TASK OBJECTIVE: Pictures do not belong in the copy; transcribe everything else in the records exactly.

::::

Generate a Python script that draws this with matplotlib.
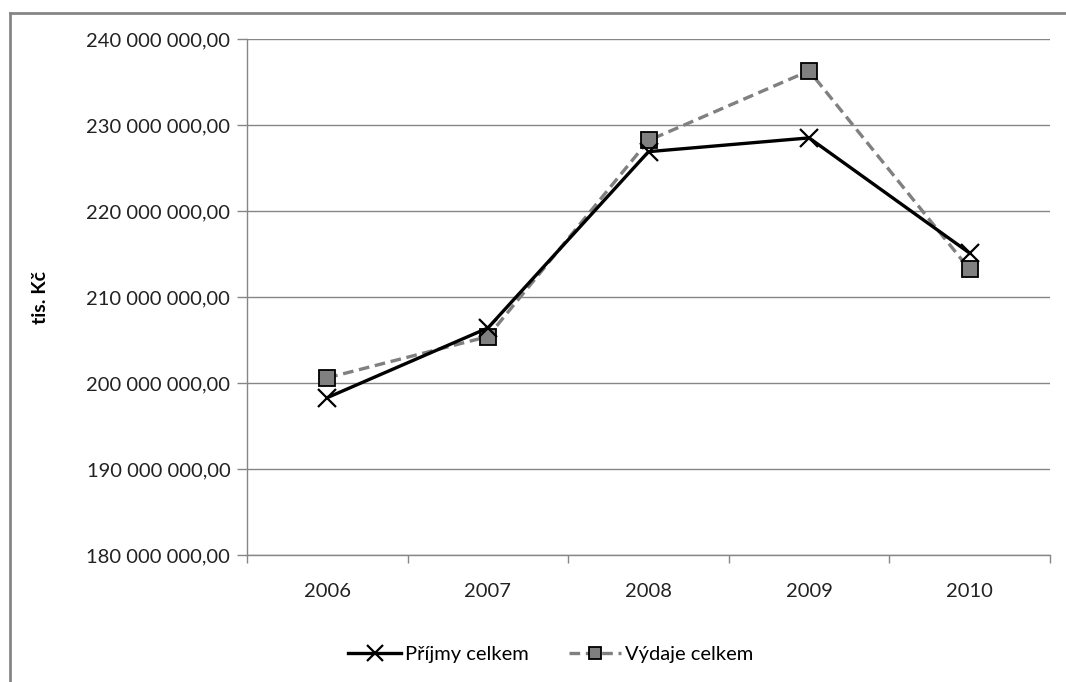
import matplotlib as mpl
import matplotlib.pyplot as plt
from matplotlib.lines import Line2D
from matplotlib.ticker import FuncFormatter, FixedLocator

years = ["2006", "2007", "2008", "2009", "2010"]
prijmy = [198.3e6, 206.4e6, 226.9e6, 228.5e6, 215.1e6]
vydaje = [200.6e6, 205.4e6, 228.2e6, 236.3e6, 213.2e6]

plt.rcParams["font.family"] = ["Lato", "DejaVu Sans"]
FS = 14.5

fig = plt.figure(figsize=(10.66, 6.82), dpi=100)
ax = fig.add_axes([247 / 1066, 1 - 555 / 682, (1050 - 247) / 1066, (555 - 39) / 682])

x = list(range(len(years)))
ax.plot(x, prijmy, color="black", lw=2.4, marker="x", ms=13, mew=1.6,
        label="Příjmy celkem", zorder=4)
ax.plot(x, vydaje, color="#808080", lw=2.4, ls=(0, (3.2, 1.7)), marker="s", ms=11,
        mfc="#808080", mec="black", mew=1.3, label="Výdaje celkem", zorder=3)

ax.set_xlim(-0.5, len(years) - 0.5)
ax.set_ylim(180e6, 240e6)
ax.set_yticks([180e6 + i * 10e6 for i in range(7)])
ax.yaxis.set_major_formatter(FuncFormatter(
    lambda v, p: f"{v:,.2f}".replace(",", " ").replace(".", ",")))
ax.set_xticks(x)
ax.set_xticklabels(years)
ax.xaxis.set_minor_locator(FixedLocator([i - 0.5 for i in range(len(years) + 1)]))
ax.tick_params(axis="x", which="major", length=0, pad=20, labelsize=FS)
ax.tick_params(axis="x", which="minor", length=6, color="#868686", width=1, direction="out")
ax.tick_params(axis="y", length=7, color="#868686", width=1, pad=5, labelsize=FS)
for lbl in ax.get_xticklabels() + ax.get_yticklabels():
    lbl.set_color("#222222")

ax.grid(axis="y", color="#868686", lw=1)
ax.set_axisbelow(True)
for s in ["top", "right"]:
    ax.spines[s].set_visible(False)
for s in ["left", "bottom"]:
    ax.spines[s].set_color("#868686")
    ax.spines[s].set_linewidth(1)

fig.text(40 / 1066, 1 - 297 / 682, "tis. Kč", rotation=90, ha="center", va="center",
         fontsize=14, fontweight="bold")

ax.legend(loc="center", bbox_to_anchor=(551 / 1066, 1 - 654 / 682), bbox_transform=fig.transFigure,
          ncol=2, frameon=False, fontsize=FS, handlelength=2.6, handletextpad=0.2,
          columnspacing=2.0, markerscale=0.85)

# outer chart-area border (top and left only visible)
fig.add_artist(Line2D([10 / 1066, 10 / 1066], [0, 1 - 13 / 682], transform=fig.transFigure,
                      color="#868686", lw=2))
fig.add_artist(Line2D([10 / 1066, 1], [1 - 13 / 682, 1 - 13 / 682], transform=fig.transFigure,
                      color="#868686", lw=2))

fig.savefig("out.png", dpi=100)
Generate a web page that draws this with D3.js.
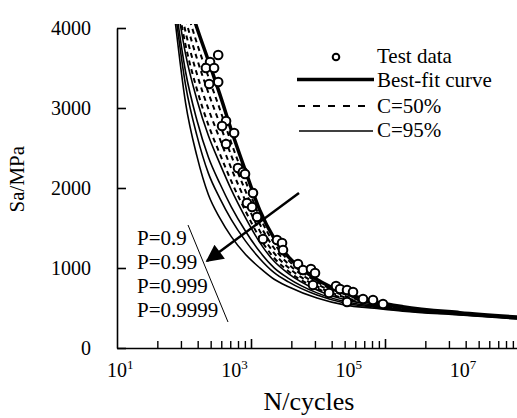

::::

WRITTEN SOLUTION:
Generate a Python script that draws this with matplotlib.
import matplotlib as mpl
import matplotlib.pyplot as plt
from matplotlib.lines import Line2D
from matplotlib.ticker import FuncFormatter, FixedLocator

years = ["2006", "2007", "2008", "2009", "2010"]
prijmy = [198.3e6, 206.4e6, 226.9e6, 228.5e6, 215.1e6]
vydaje = [200.6e6, 205.4e6, 228.2e6, 236.3e6, 213.2e6]

plt.rcParams["font.family"] = ["Lato", "DejaVu Sans"]
FS = 14.5

fig = plt.figure(figsize=(10.66, 6.82), dpi=100)
ax = fig.add_axes([247 / 1066, 1 - 555 / 682, (1050 - 247) / 1066, (555 - 39) / 682])

x = list(range(len(years)))
ax.plot(x, prijmy, color="black", lw=2.4, marker="x", ms=13, mew=1.6,
        label="Příjmy celkem", zorder=4)
ax.plot(x, vydaje, color="#808080", lw=2.4, ls=(0, (3.2, 1.7)), marker="s", ms=11,
        mfc="#808080", mec="black", mew=1.3, label="Výdaje celkem", zorder=3)

ax.set_xlim(-0.5, len(years) - 0.5)
ax.set_ylim(180e6, 240e6)
ax.set_yticks([180e6 + i * 10e6 for i in range(7)])
ax.yaxis.set_major_formatter(FuncFormatter(
    lambda v, p: f"{v:,.2f}".replace(",", " ").replace(".", ",")))
ax.set_xticks(x)
ax.set_xticklabels(years)
ax.xaxis.set_minor_locator(FixedLocator([i - 0.5 for i in range(len(years) + 1)]))
ax.tick_params(axis="x", which="major", length=0, pad=20, labelsize=FS)
ax.tick_params(axis="x", which="minor", length=6, color="#868686", width=1, direction="out")
ax.tick_params(axis="y", length=7, color="#868686", width=1, pad=5, labelsize=FS)
for lbl in ax.get_xticklabels() + ax.get_yticklabels():
    lbl.set_color("#222222")

ax.grid(axis="y", color="#868686", lw=1)
ax.set_axisbelow(True)
for s in ["top", "right"]:
    ax.spines[s].set_visible(False)
for s in ["left", "bottom"]:
    ax.spines[s].set_color("#868686")
    ax.spines[s].set_linewidth(1)

fig.text(40 / 1066, 1 - 297 / 682, "tis. Kč", rotation=90, ha="center", va="center",
         fontsize=14, fontweight="bold")

ax.legend(loc="center", bbox_to_anchor=(551 / 1066, 1 - 654 / 682), bbox_transform=fig.transFigure,
          ncol=2, frameon=False, fontsize=FS, handlelength=2.6, handletextpad=0.2,
          columnspacing=2.0, markerscale=0.85)

# outer chart-area border (top and left only visible)
fig.add_artist(Line2D([10 / 1066, 10 / 1066], [0, 1 - 13 / 682], transform=fig.transFigure,
                      color="#868686", lw=2))
fig.add_artist(Line2D([10 / 1066, 1], [1 - 13 / 682, 1 - 13 / 682], transform=fig.transFigure,
                      color="#868686", lw=2))

fig.savefig("out.png", dpi=100)
Generate a web page that draws this with D3.js.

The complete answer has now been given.